-- Instructions to follow --
Leave out the pictures, and write out exactly the lines from the beginning of the material to the line holding "import pandas as pd", that line included, and nothing else.

──────── Recorded information

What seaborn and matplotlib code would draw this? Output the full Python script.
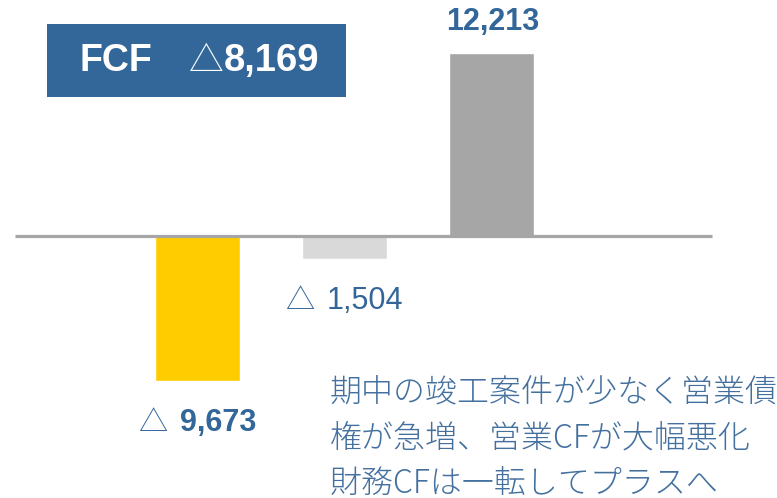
import matplotlib
matplotlib.use("Agg")
import matplotlib.pyplot as plt
from matplotlib.patches import Rectangle
import seaborn as sns
import pandas as pd

# データ (単位: 百万円)
categories = ["営業CF", "投資CF", "財務CF"]
values = [-9673, -1504, 12213]
bar_colors = ["#FFCC00", "#D9D9D9", "#A6A6A6"]
value_labels = ["9,673", "1,504", "12,213"]
fcf_label = "FCF"
fcf_value = "8,169"
note_lines = ["期中の竣工案件が少なく営業債",
              "権が急増、営業CFが大幅悪化",
              "財務CFは一転してプラスへ"]

sns.set_theme(style="white")
plt.rcParams["font.family"] = ["Liberation Sans", "Noto Sans CJK JP", "DejaVu Sans"]

df = pd.DataFrame({"cat": categories, "val": values})

W, H = 777, 498
fig = plt.figure(figsize=(W / 100, H / 100), dpi=100)
ax = fig.add_axes([0, 0, 1, 1])

sns.barplot(data=df, x="cat", y="val", hue="cat", palette=bar_colors,
            width=0.578, legend=False, saturation=1, ax=ax)

# px -> data scale
scale = 183 / 12213
ax.set_xlim(-197.5 / 147, (W - 197.5) / 147)
ax.set_ylim(-(H - 236) / scale, 236 / scale)
ax.axis("off")

# baseline
ax.plot([(15 - 197.5) / 147, (712 - 197.5) / 147], [0, 0],
        color="#A6A6A6", lw=2.3, solid_capstyle="butt", zorder=3)

blue = "#336699"
px = 0.72  # points per pixel
for i, (v, lab) in enumerate(zip(values, value_labels)):
    if v < 0:
        bold = "bold" if i == 0 else "normal"
        ax.annotate("△", (i, v), xytext=(-44.5 * px, -42 * px), textcoords="offset points",
                    ha="center", va="center", fontsize=21, color=blue,
                    family=["Noto Sans CJK JP"], fontweight="light")
        ax.annotate(lab, (i, v), xytext=(-17.5 * px, -42 * px), textcoords="offset points",
                    ha="left", va="center", fontsize=22, color=blue, fontweight=bold)
    else:
        ax.annotate(lab, (i, v), xytext=(1.5 * px, 31 * px), textcoords="offset points",
                    ha="center", va="center", fontsize=22, color=blue, fontweight="bold")

# FCF box
fig.patches.append(Rectangle((47 / W, 1 - 97 / H), 299 / W, 73 / H,
                             transform=fig.transFigure, facecolor=blue,
                             edgecolor="none", zorder=5))
fig.text(80 / W, 1 - 61 / H, fcf_label, color="white", fontsize=27,
         fontweight="bold", ha="left", va="center", zorder=6)
fig.text(206 / W, 1 - 61 / H, "△", color="white", fontsize=25,
         family=["Noto Sans CJK JP"], fontweight="light",
         ha="center", va="center", zorder=6)
fig.text(224 / W, 1 - 61 / H, fcf_value, color="white", fontsize=27.5,
         fontweight="bold", ha="left", va="center", zorder=6)

# 注記
for k, line in enumerate(note_lines):
    fig.text(330 / W, 1 - (393 + 45.5 * k) / H, line, color="#44709F",
             fontsize=23, family=["Noto Sans CJK JP"], fontweight="light",
             ha="left", va="center")

fig.savefig("out.png", dpi=100)
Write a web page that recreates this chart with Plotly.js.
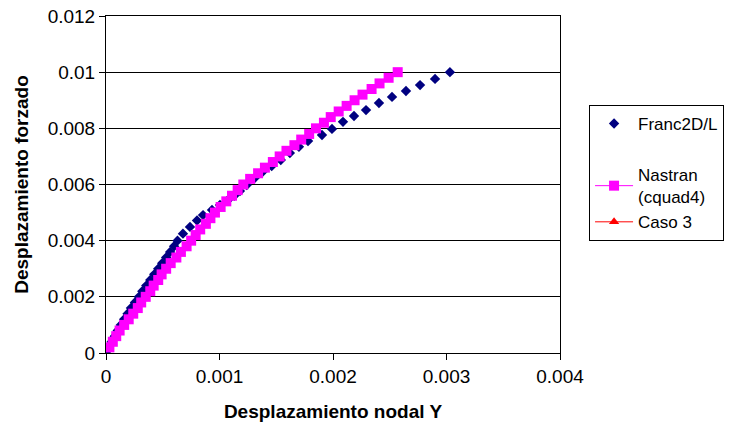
<!DOCTYPE html>
<html>
<head>
<meta charset="utf-8">
<script src="https://cdn.plot.ly/plotly-3.0.1.min.js"></script>
<style>html,body{margin:0;padding:0;background:#fff;}#chart{width:736px;height:427px;}</style>
</head>
<body>
<div id="chart"></div>
<script>
// Franc2D/L series
const francX = [0, 0.000025, 0.00005, 0.000077, 0.000103, 0.00013, 0.00016, 0.00019, 0.00022, 0.000255,
  0.00029, 0.00032, 0.000355, 0.00039, 0.000425, 0.00046, 0.000495, 0.00053, 0.000565, 0.0006,
  0.00063, 0.000678, 0.00074, 0.000802, 0.000855, 0.000934, 0.001004, 0.001075, 0.00113, 0.00118,
  0.00124, 0.00131, 0.00138, 0.00146, 0.00154, 0.00162, 0.0017, 0.00178, 0.001903, 0.001991,
  0.002088, 0.002185, 0.002291, 0.002405, 0.00252, 0.002643, 0.002767, 0.002899, 0.00303];
const francY = [0, 0.0002, 0.0004, 0.0006, 0.0008, 0.001, 0.0012, 0.0014, 0.0016, 0.0018,
  0.002, 0.0022, 0.0024, 0.0026, 0.0028, 0.003, 0.0032, 0.0034, 0.0036, 0.0038,
  0.004, 0.00425, 0.00449, 0.00472, 0.00491, 0.00509, 0.00527, 0.00545, 0.0056, 0.00577,
  0.00598, 0.00623, 0.00645, 0.00666, 0.00687, 0.00712, 0.00734, 0.00755, 0.00776, 0.00798,
  0.00823, 0.00844, 0.00865, 0.0089, 0.00912, 0.00933, 0.00954, 0.00976, 0.01];

// Nastran (cquad4) series
const nastranX = [0.00003, 0.00006, 0.00009, 0.00012, 0.00016, 0.0002, 0.00024, 0.00028, 0.00031, 0.00035,
  0.00039, 0.00042, 0.00046, 0.00049, 0.00053, 0.00057, 0.00062, 0.00066, 0.00071, 0.00075,
  0.00079, 0.00083, 0.00088, 0.00092, 0.00096, 0.00101, 0.00106, 0.00111, 0.00116, 0.00121,
  0.00127, 0.00134, 0.0014, 0.00147, 0.00153, 0.00159, 0.00166, 0.00172, 0.00179, 0.00185,
  0.00192, 0.00198, 0.00205, 0.00212, 0.00219, 0.00226, 0.00234, 0.00241, 0.00249, 0.00257];
const nastranY = [0.0002, 0.0004, 0.0006, 0.0008, 0.001, 0.0012, 0.0014, 0.0016, 0.0018, 0.002,
  0.0022, 0.0024, 0.0026, 0.0028, 0.003, 0.0032, 0.0034, 0.0036, 0.0038, 0.004,
  0.0042, 0.0044, 0.0046, 0.0048, 0.005, 0.0052, 0.0054, 0.0056, 0.0058, 0.006,
  0.0062, 0.0064, 0.0066, 0.0068, 0.007, 0.0072, 0.0074, 0.0076, 0.0078, 0.008,
  0.0082, 0.0084, 0.0086, 0.0088, 0.009, 0.0092, 0.0094, 0.0096, 0.0098, 0.01];

// Caso 3 series (no visible points)
const casoX = [null];
const casoY = [null];

// Tick labels
const xTickVals = [0, 0.001, 0.002, 0.003, 0.004];
const xTickText = ["0", "0.001", "0.002", "0.003", "0.004"];
const yTickVals = [0, 0.002, 0.004, 0.006, 0.008, 0.01, 0.012];
const yTickText = ["0", "0.002", "0.004", "0.006", "0.008", "0.01", "0.012"];

const FONT = "Liberation Sans, Arial, sans-serif";

const traces = [
  {x: francX, y: francY, name: "Franc2D/L", type: "scatter", mode: "markers",
   legendgroup: "a",
   marker: {symbol: "diamond", size: 8, color: "#000080"}},
  {x: nastranX, y: nastranY, name: "Nastran<br>(cquad4)", type: "scatter", mode: "lines+markers",
   legendgroup: "b",
   line: {color: "#FF00FF", width: 1},
   marker: {symbol: "square", size: 10, color: "#FF00FF"}},
  {x: casoX, y: casoY, name: "Caso 3", type: "scatter", mode: "lines+markers",
   legendgroup: "b",
   line: {color: "#FF0000", width: 1},
   marker: {symbol: "triangle-up", size: 9, color: "#FF0000"}}
];

const layout = {
  width: 736, height: 427,
  margin: {l: 106, r: 176, t: 16, b: 74, pad: 0},
  paper_bgcolor: "#ffffff",
  plot_bgcolor: "#ffffff",
  font: {family: FONT, size: 19, color: "#000000"},
  showlegend: true,
  legend: {
    x: 1.064, xanchor: "left", y: 0.736, yanchor: "top",
    bordercolor: "#000000", borderwidth: 1, bgcolor: "#ffffff",
    font: {family: FONT, size: 17, color: "#000000"},
    tracegroupgap: 26, valign: "middle", itemwidth: 38
  },
  xaxis: {
    range: [0, 0.004], tickvals: xTickVals, ticktext: xTickText,
    ticks: "outside", ticklen: 6, tickcolor: "#000000", tickwidth: 1,
    showline: true, linecolor: "#000000", linewidth: 1, mirror: true,
    showgrid: false, zeroline: false,
    tickfont: {family: FONT, size: 19, color: "#000000"},
    title: {text: "Desplazamiento nodal Y", standoff: 18,
            font: {family: FONT, size: 19, color: "#000000", weight: "bold"}}
  },
  yaxis: {
    range: [0, 0.012], tickvals: yTickVals, ticktext: yTickText,
    ticks: "outside", ticklen: 6, tickcolor: "#000000", tickwidth: 1,
    showline: true, linecolor: "#000000", linewidth: 1, mirror: true,
    showgrid: true, gridcolor: "#000000", gridwidth: 1, zeroline: false,
    tickfont: {family: FONT, size: 19, color: "#000000"},
    title: {text: "Desplazamiento forzado", standoff: 14,
            font: {family: FONT, size: 19, color: "#000000", weight: "bold"}}
  }
};

Plotly.newPlot("chart", traces, layout, {displayModeBar: false, staticPlot: true});
</script>
</body>
</html>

────────────────

-- Complete output --
What seaborn and matplotlib code would draw this? Output the full Python script.
import matplotlib
matplotlib.use("Agg")
import matplotlib.pyplot as plt
from matplotlib.patches import Rectangle
import seaborn as sns
import pandas as pd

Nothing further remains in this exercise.